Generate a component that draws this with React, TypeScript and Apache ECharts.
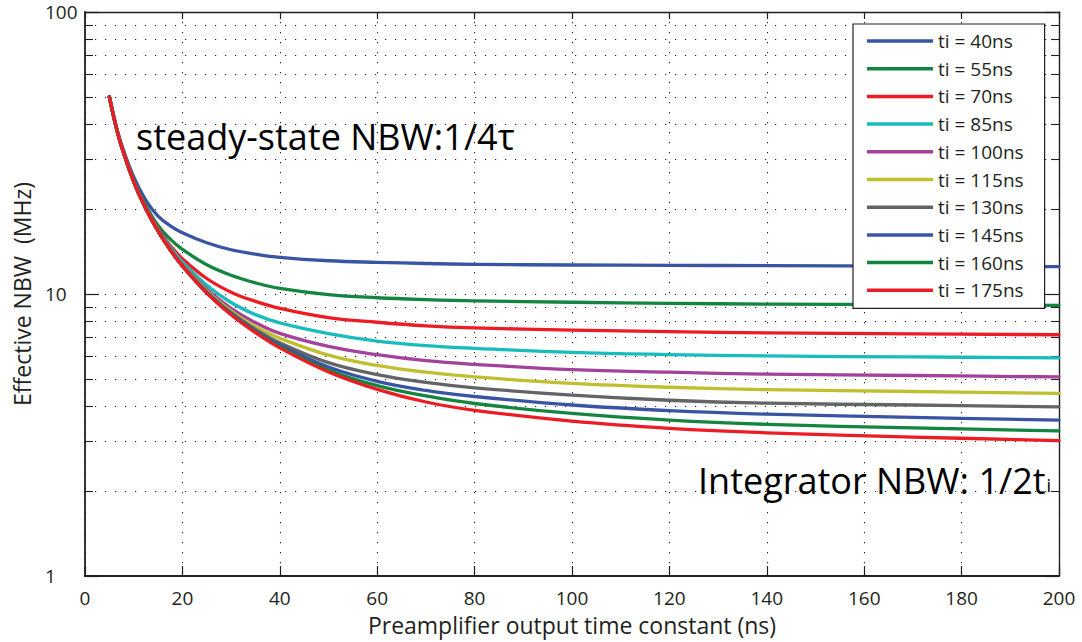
import React, { useEffect, useRef } from "react";
import * as echarts from "echarts";

const FONT = "'Open Sans', 'Noto Sans', sans-serif";
const INK = "#231f20";

// Preamplifier output time constant (ns)
const TAU = [5, 6.25, 7.5, 10, 12.5, 15, 17.5, 20, 25, 30, 35, 40, 50, 60, 70, 80, 100, 120, 140, 170, 200];

const NAMES = [
  "ti = 40ns", "ti = 55ns", "ti = 70ns", "ti = 85ns", "ti = 100ns",
  "ti = 115ns", "ti = 130ns", "ti = 145ns", "ti = 160ns", "ti = 175ns",
];

const COLORS = [
  "#3a54a4", "#138540", "#ed1c24", "#19bcbc", "#a3429b",
  "#c0bf30", "#636466", "#3a54a4", "#138540", "#ed1c24",
];

// Effective NBW (MHz)
const NBW_40 = [50.2, 40.4, 33.9, 26.0, 21.5, 18.9, 17.45, 16.5, 15.2, 14.35, 13.85, 13.49, 13.12, 12.95, 12.83, 12.74, 12.67, 12.64, 12.6, 12.55, 12.5];
const NBW_55 = [50.1, 40.15, 33.55, 25.4, 20.6, 17.5, 15.65, 14.4, 12.7, 11.65, 10.95, 10.47, 9.95, 9.7, 9.55, 9.45, 9.35, 9.27, 9.21, 9.16, 9.12];
const NBW_70 = [50.05, 40.07, 33.44, 25.18, 20.28, 17.08, 14.84, 13.35, 11.35, 10.15, 9.42, 8.9, 8.25, 7.94, 7.71, 7.58, 7.45, 7.35, 7.28, 7.22, 7.17];
const NBW_85 = [50.03, 40.05, 33.39, 25.1, 20.16, 16.9, 14.65, 13.0, 10.75, 9.33, 8.45, 7.9, 7.24, 6.81, 6.56, 6.42, 6.21, 6.1, 6.03, 5.98, 5.94];
const NBW_100 = [50.02, 40.03, 33.37, 25.06, 20.1, 16.81, 14.48, 12.75, 10.39, 8.9, 7.91, 7.25, 6.52, 6.09, 5.8, 5.63, 5.39, 5.28, 5.2, 5.14, 5.08];
const NBW_115 = [50.01, 40.02, 33.35, 25.04, 20.06, 16.76, 14.41, 12.66, 10.26, 8.7, 7.65, 6.97, 6.07, 5.58, 5.28, 5.08, 4.82, 4.67, 4.58, 4.51, 4.44];
const NBW_130 = [50, 40.01, 33.34, 25.03, 20.04, 16.73, 14.37, 12.61, 10.18, 8.59, 7.49, 6.72, 5.71, 5.18, 4.86, 4.65, 4.38, 4.2, 4.1, 4.04, 3.98];
const NBW_145 = [50, 40.01, 33.34, 25.02, 20.03, 16.71, 14.35, 12.58, 10.13, 8.52, 7.39, 6.59, 5.51, 4.9, 4.55, 4.33, 4.04, 3.86, 3.75, 3.65, 3.57];
const NBW_160 = [50, 40, 33.34, 25.01, 20.02, 16.7, 14.33, 12.56, 10.1, 8.47, 7.33, 6.5, 5.38, 4.73, 4.35, 4.09, 3.77, 3.57, 3.45, 3.35, 3.27];
const NBW_175 = [50, 40, 33.33, 25.01, 20.02, 16.69, 14.32, 12.55, 10.07, 8.44, 7.29, 6.44, 5.29, 4.59, 4.14, 3.87, 3.54, 3.34, 3.22, 3.11, 3.02];

const SERIES_VALUES = [NBW_40, NBW_55, NBW_70, NBW_85, NBW_100, NBW_115, NBW_130, NBW_145, NBW_160, NBW_175];

export default function App() {
  const ref = useRef<HTMLDivElement>(null);

  useEffect(() => {
    if (!ref.current) return;
    const chart = echarts.init(ref.current, undefined, { renderer: "svg" });
    const dotted = { color: INK, width: 1.1, type: [1.2, 8.8] as number[] };

    const option: any = {
      animation: false,
      backgroundColor: "#ffffff",
      textStyle: { fontFamily: FONT },
      grid: { left: 85, right: 23, top: 12, bottom: 66, containLabel: false },
      legend: {
        orient: "vertical",
        left: 853,
        top: 24,
        data: NAMES.map((n) => ({ name: n, icon: "rect" })),
        itemWidth: 66,
        itemHeight: 3.5,
        itemGap: 7.7,
        itemTextGap: 8,
        padding: [7, 21, 8, 14],
        backgroundColor: "#ffffff",
        borderColor: INK,
        borderWidth: 1.2,
        borderRadius: 0,
        selectedMode: false,
        textStyle: { fontFamily: FONT, fontSize: 19, color: INK, lineHeight: 20 },
      },
      xAxis: [
        {
          type: "value",
          position: "bottom",
          min: 0,
          max: 200,
          interval: 20,
          name: "Preamplifier output time constant (ns)",
          nameLocation: "middle",
          nameGap: 37,
          nameTextStyle: { fontFamily: FONT, fontSize: 23, color: INK, lineHeight: 24 },
          axisLine: { show: true, onZero: false, lineStyle: { color: INK, width: 1.8 } },
          axisTick: { show: true, inside: true, length: 10, lineStyle: { color: INK, width: 1.2 } },
          axisLabel: { fontFamily: FONT, fontSize: 19, color: INK, margin: 12, lineHeight: 20 },
          splitLine: { show: true, lineStyle: dotted },
        },
        {
          type: "value",
          position: "top",
          min: 0,
          max: 200,
          interval: 20,
          axisLine: { show: true, onZero: false, lineStyle: { color: INK, width: 1.4 } },
          axisTick: { show: true, inside: true, length: 7, lineStyle: { color: INK, width: 1.2 } },
          axisLabel: { show: false },
          splitLine: { show: false },
        },
      ],
      yAxis: [
        {
          type: "log",
          logBase: 10,
          position: "left",
          min: 1,
          max: 100,
          name: "Effective NBW  (MHz)",
          nameLocation: "middle",
          nameRotate: 90,
          nameGap: 52,
          nameTextStyle: { fontFamily: FONT, fontSize: 23, color: INK },
          axisLine: { show: true, onZero: false, lineStyle: { color: INK, width: 1.8 } },
          axisTick: { show: true, inside: true, length: 14, lineStyle: { color: INK, width: 1.2 } },
          minorTick: { show: true, splitNumber: 9, length: 8, lineStyle: { color: INK, width: 1.1 } },
          axisLabel: { fontFamily: FONT, fontSize: 19, color: INK, align: "left", margin: 40 },
          splitLine: { show: true, lineStyle: dotted },
          minorSplitLine: { show: true, lineStyle: dotted },
        },
        {
          type: "log",
          logBase: 10,
          position: "right",
          min: 1,
          max: 100,
          axisLine: { show: true, onZero: false, lineStyle: { color: INK, width: 1.4 } },
          axisTick: { show: true, inside: true, length: 14, lineStyle: { color: INK, width: 1.2 } },
          minorTick: { show: true, splitNumber: 9, length: 8, lineStyle: { color: INK, width: 1.1 } },
          axisLabel: { show: false },
          splitLine: { show: false },
        },
      ],
      series: SERIES_VALUES.map((vals, i) => ({
        name: NAMES[i],
        type: "line",
        xAxisIndex: 0,
        yAxisIndex: 0,
        data: TAU.map((t, j) => [t, vals[j]]),
        symbol: "none",
        showSymbol: false,
        smooth: 0.4,
        lineStyle: { width: 3.3, color: COLORS[i], cap: "round", join: "round" },
        itemStyle: { color: COLORS[i] },
        z: 3,
      })),
      graphic: [
        {
          type: "text",
          x: 136,
          y: 136,
          z: 10,
          style: {
            text: "steady-state NBW:1/4τ",
            fontFamily: FONT,
            fontSize: 36,
            fill: "#000000",
            align: "left",
            verticalAlign: "middle",
          },
        },
        {
          type: "text",
          x: 698,
          y: 480,
          z: 10,
          style: {
            text: "{a|Integrator NBW: 1/2t}{b|i}",
            align: "left",
            verticalAlign: "middle",
            rich: {
              a: { fontFamily: FONT, fontSize: 36, fill: "#000000", lineHeight: 40 },
              b: { fontFamily: FONT, fontSize: 18, fill: "#000000", verticalAlign: "bottom", padding: [0, 0, 6, 1] },
            },
          },
        },
      ],
    };

    chart.setOption(option);
    return () => chart.dispose();
  }, []);

  return (
    <div
      ref={ref}
      style={{ position: "fixed", left: 0, top: 0, width: 1082, height: 642, background: "#fff" }}
    />
  );
}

• • •

**Exercise aim**
Your task is to reproduce exactly the lines from the start of the data above through the line containing "140, 170, 200];", leaving every picture out.

**Response to this task**
Generate a component that draws this with React, TypeScript and Apache ECharts.
import React, { useEffect, useRef } from "react";
import * as echarts from "echarts";

const FONT = "'Open Sans', 'Noto Sans', sans-serif";
const INK = "#231f20";

// Preamplifier output time constant (ns)
const TAU = [5, 6.25, 7.5, 10, 12.5, 15, 17.5, 20, 25, 30, 35, 40, 50, 60, 70, 80, 100, 120, 140, 170, 200];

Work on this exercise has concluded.